I have soft scrap that measured 6ish on the brinell scale, so soft you can gouge it with a finger nail. If you drop two ingots together, they ring pretty well. SUposively the better they ring the harder the alloy, guess it ain't quite true.

Leadmine ... Thanks Kindly for posting and the Word doc also. Tucked it away in my casting references.

Another easier way to test using the ball bearing method is:
...Pour pure Pb into a bottle cap (Save for future use- needs to be re-heated for a smooth surface though)
...Pour unknown alloy into another bottle cap.
Then do the ball bearing squeeze in the vise and calculation.

The new modern 'Millie' for this method is the Lee Precision Hardness Tester ... about 40 bucks at Midway on sale. Using the Lee die with a 'bearing point' and their graduated magnifier to measure the width of the impression... accurate Bhn results can be obtained for any alloy.

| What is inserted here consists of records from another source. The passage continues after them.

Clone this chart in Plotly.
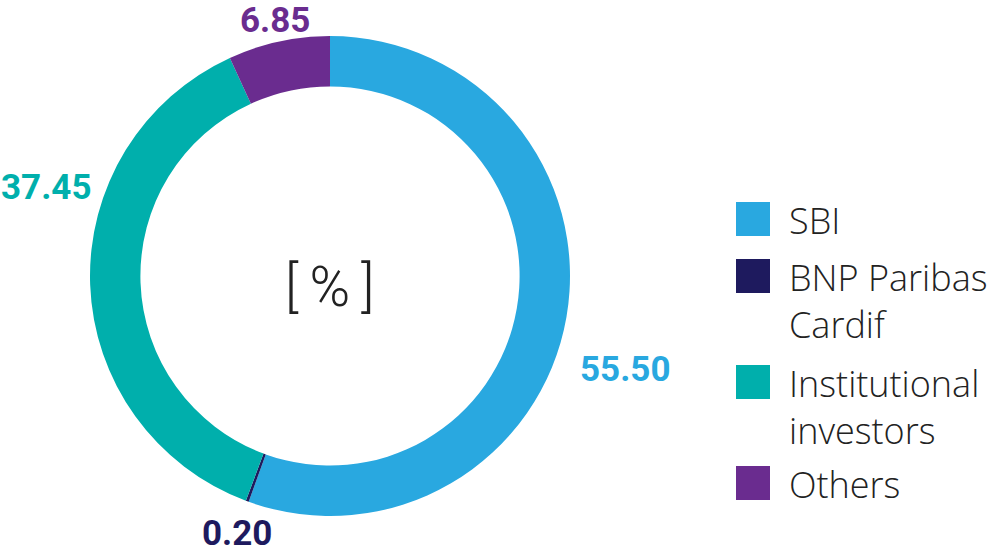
import plotly.graph_objects as go

labels = ["SBI", "BNP Paribas Cardif", "Institutional investors", "Others"]
legend_text = ["SBI", "BNP Paribas<br>Cardif", "Institutional<br>investors", "Others"]
values = [55.50, 0.20, 37.45, 6.85]
value_text = ["55.50", "0.20", "37.45", "6.85"]
colors = ["#29A8E0", "#1E1A5E", "#00AFAC", "#6A2C8F"]

W, H = 1000, 554

def px(x):
    return x / W

def py(y):
    return 1 - y / H

fig = go.Figure()
fig.add_trace(go.Pie(
    labels=labels, values=values, sort=False, direction="clockwise", rotation=0,
    hole=0.79, marker=dict(colors=colors, line=dict(width=0)),
    textinfo="none", hoverinfo="label+value", showlegend=False,
    domain=dict(x=[px(90), px(570)], y=[py(516), py(36)]),
))

# value labels around the ring
label_pos = [(625, 369), (237, 533), (46, 187), (275, 21)]
for txt, c, (x, y) in zip(value_text, colors, label_pos):
    fig.add_annotation(x=px(x), y=py(y), xref="paper", yref="paper", text=txt,
                       showarrow=False, xanchor="center", yanchor="middle",
                       font=dict(family="Roboto", size=35, color=c, weight="bold"))

# centre unit
fig.add_annotation(x=px(329), y=py(287), xref="paper", yref="paper", text="[\u2009%\u2009]",
                   showarrow=False, xanchor="center", yanchor="middle",
                   font=dict(family="Roboto", size=55, color="#222222", weight=300))

# manual legend
legend_rows = [219, 276, 382, 483]
for txt, c, y in zip(legend_text, colors, legend_rows):
    fig.add_shape(type="rect", xref="paper", yref="paper",
                  x0=px(736), x1=px(770), y0=py(y - 17), y1=py(y + 17),
                  fillcolor=c, line=dict(width=0))
    fig.add_annotation(x=px(787), y=py(y - 25), xref="paper", yref="paper", text=txt,
                       showarrow=False, xanchor="left", yanchor="top", align="left",
                       font=dict(family="Open Sans", size=36, color="#222222", weight=300))

fig.update_layout(width=W, height=H, margin=dict(l=0, r=0, t=0, b=0),
                  paper_bgcolor="white", plot_bgcolor="white")
fig.write_html("out.html", config={"displayModeBar": False},
               post_script="document.body.style.margin='0';document.body.style.overflow='hidden';")
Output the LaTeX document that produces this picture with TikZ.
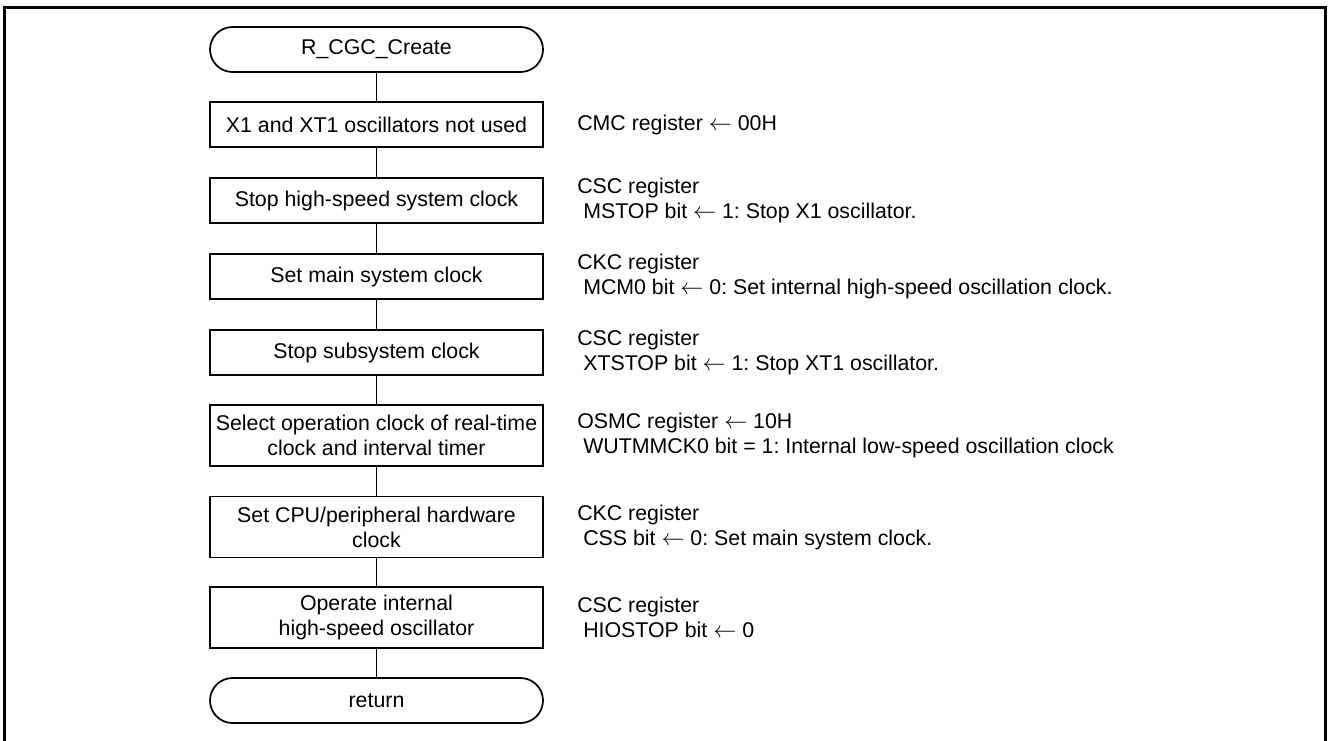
\documentclass[tikz,border=0pt]{standalone}
\usepackage{fontspec}
\setmainfont{Liberation Sans}
\frenchspacing
\begin{document}
\begin{tikzpicture}[x=0.75pt,y=-0.75pt,
  every node/.style={font=\fontsize{16}{18.75}\selectfont, text=black},
  procbox/.style={draw, line width=1.3pt, fill=white, minimum width=249.75pt, align=center, inner sep=0pt},
  onebox/.style={procbox, minimum height=33.75pt},
  twobox/.style={procbox, minimum height=45.75pt},
  termbox/.style={procbox, minimum height=33.75pt, rounded corners=16.87pt},
  note/.style={anchor=west, align=left, inner sep=0pt},
  link/.style={line width=1.3pt}]
\useasboundingbox (0,0) rectangle (1328,740);
\draw[line width=2.4pt] (4.5,745) -- (4.5,7.5) -- (1325.5,7.5) -- (1325.5,745);

\node[termbox] (start) at (376.5,49.5) {R\_CGC\_Create};
\node[onebox] (b1) at (376.5,124.5) {X1 and XT1 oscillators not used};
\node[onebox] (b2) at (376.5,200.5) {Stop high-speed system clock};
\node[onebox] (b3) at (376.5,276.5) {Set main system clock};
\node[onebox] (b4) at (376.5,352.5) {Stop subsystem clock};
\node[twobox] (b5) at (376.5,435.5) {Select operation clock of real-time\\clock and interval timer};
\node[twobox] (b6) at (376.5,527) {Set CPU/peripheral hardware\\clock};
\node[twobox] (b7) at (376.5,617.5) {Operate internal\\high-speed oscillator};
\node[termbox] (ret) at (376.5,700.5) {return};

\draw[link] (start) -- (b1);
\draw[link] (b1) -- (b2);
\draw[link] (b2) -- (b3);
\draw[link] (b3) -- (b4);
\draw[link] (b4) -- (b5);
\draw[link] (b5) -- (b6);
\draw[link] (b6) -- (b7);
\draw[link] (b7) -- (ret);

\node[note] (n1) at (577,124.5) {CMC register $\leftarrow$ 00H};
\node[note] (n2) at (577,200.5) {CSC register\\\hspace{4.5pt}MSTOP bit $\leftarrow$ 1: Stop X1 oscillator.};
\node[note] (n3) at (577,276.5) {CKC register\\\hspace{4.5pt}MCM0 bit $\leftarrow$ 0: Set internal high-speed oscillation clock.};
\node[note] (n4) at (577,352.5) {CSC register\\\hspace{4.5pt}XTSTOP bit $\leftarrow$ 1: Stop XT1 oscillator.};
\node[note] (n5) at (577,435.5) {OSMC register $\leftarrow$ 10H\\\hspace{4.5pt}WUTMMCK0 bit = 1: Internal low-speed oscillation clock};
\node[note] (n6) at (577,527) {CKC register\\\hspace{4.5pt}CSS bit $\leftarrow$ 0: Set main system clock.};
\node[note] (n7) at (577,617.5) {CSC register\\\hspace{4.5pt}HIOSTOP bit $\leftarrow$ 0};
\end{tikzpicture}
\end{document}
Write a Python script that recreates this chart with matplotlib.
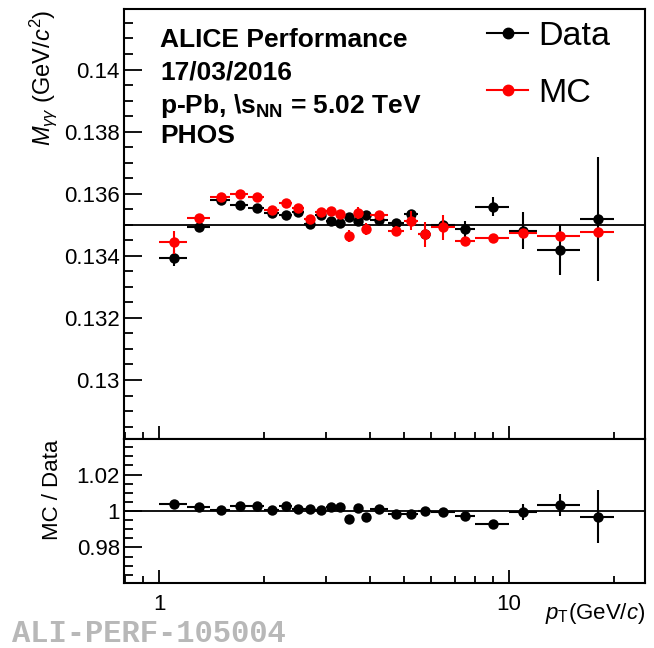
import numpy as np
import matplotlib
matplotlib.use("Agg")
import matplotlib.pyplot as plt
from matplotlib.ticker import MultipleLocator, FormatStrFormatter, LogLocator, NullFormatter, FixedLocator
from matplotlib.lines import Line2D

plt.rcParams['font.family'] = ['Liberation Sans', 'DejaVu Sans']
plt.rcParams['mathtext.fontset'] = 'custom'
plt.rcParams['mathtext.rm'] = 'Liberation Sans'
plt.rcParams['mathtext.it'] = 'Liberation Sans:italic'
plt.rcParams['mathtext.bf'] = 'Liberation Sans:bold'

# pT bins (GeV/c)
pt_lo = [1.0, 1.2, 1.4, 1.6, 1.8, 2.0, 2.2, 2.4, 2.6, 2.8, 3.0, 3.2, 3.4, 3.6, 3.8,
         4.0, 4.5, 5.0, 5.5, 6.0, 7.0, 8.0, 10.0, 12.0, 16.0]
pt_hi = [1.2, 1.4, 1.6, 1.8, 2.0, 2.2, 2.4, 2.6, 2.8, 3.0, 3.2, 3.4, 3.6, 3.8, 4.0,
         4.5, 5.0, 5.5, 6.0, 7.0, 8.0, 10.0, 12.0, 16.0, 20.0]

# peak position, data
data_val = [0.13393, 0.13494, 0.13580, 0.13565, 0.13553, 0.13539, 0.13531, 0.13540,
            0.13502, 0.13531, 0.13513, 0.13505, 0.13524, 0.13513, 0.13531, 0.13515,
            0.13505, 0.13534, 0.13469, 0.13499, 0.13486, 0.13558, 0.13481, 0.13418,
            0.13518]
data_err = [0.00027, 0.00008, 0.00005, 0.00005, 0.00005, 0.00005, 0.00005, 0.00006,
            0.00006, 0.00006, 0.00007, 0.00007, 0.00008, 0.00008, 0.00009, 0.00008,
            0.00010, 0.00012, 0.00012, 0.00012, 0.00025, 0.00030, 0.00060, 0.00080,
            0.00200]

# peak position, MC
mc_val = [0.13443, 0.13521, 0.13588, 0.13599, 0.13588, 0.13549, 0.13569, 0.13554,
          0.13517, 0.13542, 0.13545, 0.13535, 0.13464, 0.13537, 0.13486, 0.13531,
          0.13481, 0.13513, 0.13469, 0.13492, 0.13447, 0.13459, 0.13472, 0.13464,
          0.13477]
mc_err = [0.00036, 0.00012, 0.00006, 0.00006, 0.00006, 0.00006, 0.00007, 0.00007,
          0.00008, 0.00008, 0.00009, 0.00010, 0.00020, 0.00020, 0.00020, 0.00010,
          0.00015, 0.00030, 0.00040, 0.00040, 0.00010, 0.00010, 0.00010, 0.00010,
          0.00010]

lo = np.array(pt_lo)
hi = np.array(pt_hi)
pt = (lo + hi) / 2
xerr = [pt - lo, hi - pt]
d = np.array(data_val)
de = np.array(data_err)
m = np.array(mc_val)
me = np.array(mc_err)
ratio = m / d
ratio_err = ratio * de / d

fig = plt.figure(figsize=(6.54, 6.48), dpi=100)
W, H = 654, 648
ax1 = fig.add_axes([124 / W, 1 - 439 / H, (645 - 124) / W, (439 - 9) / H])
ax2 = fig.add_axes([124 / W, 1 - 583 / H, (645 - 124) / W, (583 - 439) / H])

ekw = dict(fmt='o', ms=7.5, elinewidth=1.5, capsize=0, mew=0)
for ax in (ax1, ax2):
    ax.set_xscale('log')
    ax.set_xlim(0.794, 24.5)
    for s in ax.spines.values():
        s.set_linewidth(1.5)
    ax.xaxis.set_major_locator(FixedLocator([1, 10]))
    ax.xaxis.set_minor_locator(LogLocator(base=10, subs=np.arange(2, 10)))
    ax.xaxis.set_minor_formatter(NullFormatter())
    ax.tick_params(which='both', direction='in', top=False, right=False, width=1.3,
                   labelsize=16)
    ax.tick_params(axis='x', which='major', length=9.5)
    ax.tick_params(axis='x', which='minor', length=5)
    ax.tick_params(axis='y', which='major', length=13, pad=3)
    ax.tick_params(axis='y', which='minor', length=6.5)

ax1.axhline(0.135, color='black', lw=1.3, zorder=1)
ax1.errorbar(pt, d, xerr=xerr, yerr=de, color='black', zorder=3, **ekw)
ax1.errorbar(pt, m, xerr=xerr, yerr=me, color='red', zorder=4, **ekw)
ax1.set_ylim(0.1281, 0.14195)
ax1.yaxis.set_major_locator(MultipleLocator(0.002))
ax1.yaxis.set_minor_locator(MultipleLocator(0.0005))
ax1.yaxis.set_major_formatter(FormatStrFormatter('%g'))
ax1.tick_params(axis='x', labelbottom=False)

ax2.axhline(1.0, color='black', lw=1.3, zorder=1)
ax2.errorbar(pt, ratio, xerr=xerr, yerr=ratio_err, color='black', zorder=3, **ekw)
ax2.set_ylim(0.9605, 1.0395)
ax2.yaxis.set_major_locator(MultipleLocator(0.02))
ax2.yaxis.set_minor_locator(MultipleLocator(0.005))
ax2.yaxis.set_major_formatter(FormatStrFormatter('%g'))
ax2.xaxis.set_major_formatter(FormatStrFormatter('%g'))
ax2.tick_params(axis='x', which='major', pad=8)

# labels
fig.text(43 / W, 1 - 10 / H, r'$M_{\gamma\gamma}$ (GeV/$c^{2}$)', rotation=90,
         ha='center', va='top', fontsize=17)
fig.text(53 / W, 1 - 440 / H, 'MC / Data', rotation=90, ha='center', va='top', fontsize=16)
fig.text(645 / W, 1 - 613 / H, r'$p_{\rm T}$(GeV/$c$)', ha='right', va='center', fontsize=16)

# ALICE label
tx = (160 - 124) / 521
for txt, yb in [('ALICE Performance', 47), ('17/03/2016', 80),
                (r'p-Pb, \s$_{\mathbf{NN}}$ = 5.02 TeV', 113), ('PHOS', 143)]:
    ax1.text(tx, 1 - (yb - 9) / 430, txt, transform=ax1.transAxes, fontsize=19,
             fontweight='bold', va='baseline', ha='left')

handles = [Line2D([], [], color='black', marker='o', ms=7.5, lw=1.5),
           Line2D([], [], color='red', marker='o', ms=7.5, lw=1.5)]
ax1.legend(handles, ['Data', 'MC'], loc='upper left', bbox_to_anchor=(0.697, 0.972),
           frameon=False, fontsize=24.5, handlelength=1.2, handletextpad=0.3,
           labelspacing=0.75, borderpad=0, borderaxespad=0)

fig.text(12 / W, 1 - 634 / H, 'ALI-PERF-105004', family='Liberation Mono', fontweight='bold',
         color='#b8b8b8', fontsize=22, va='center', ha='left')

fig.savefig('out.png', dpi=100)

I actually tried the ball bearing method on a 44 mag bullet. Poured one of pure lead and then of my mixed stuff, water quenched. Put them in the vise with a small ball bearing between the bases and away we go. I have such big fingers it was a pain to get everything held together to test it but it did work and gave me the same number as a big 1 pound ingot did.

I think the brad nailer would work good also, set at a specific air pressure and do your calibrations with a known good measurement and away you go.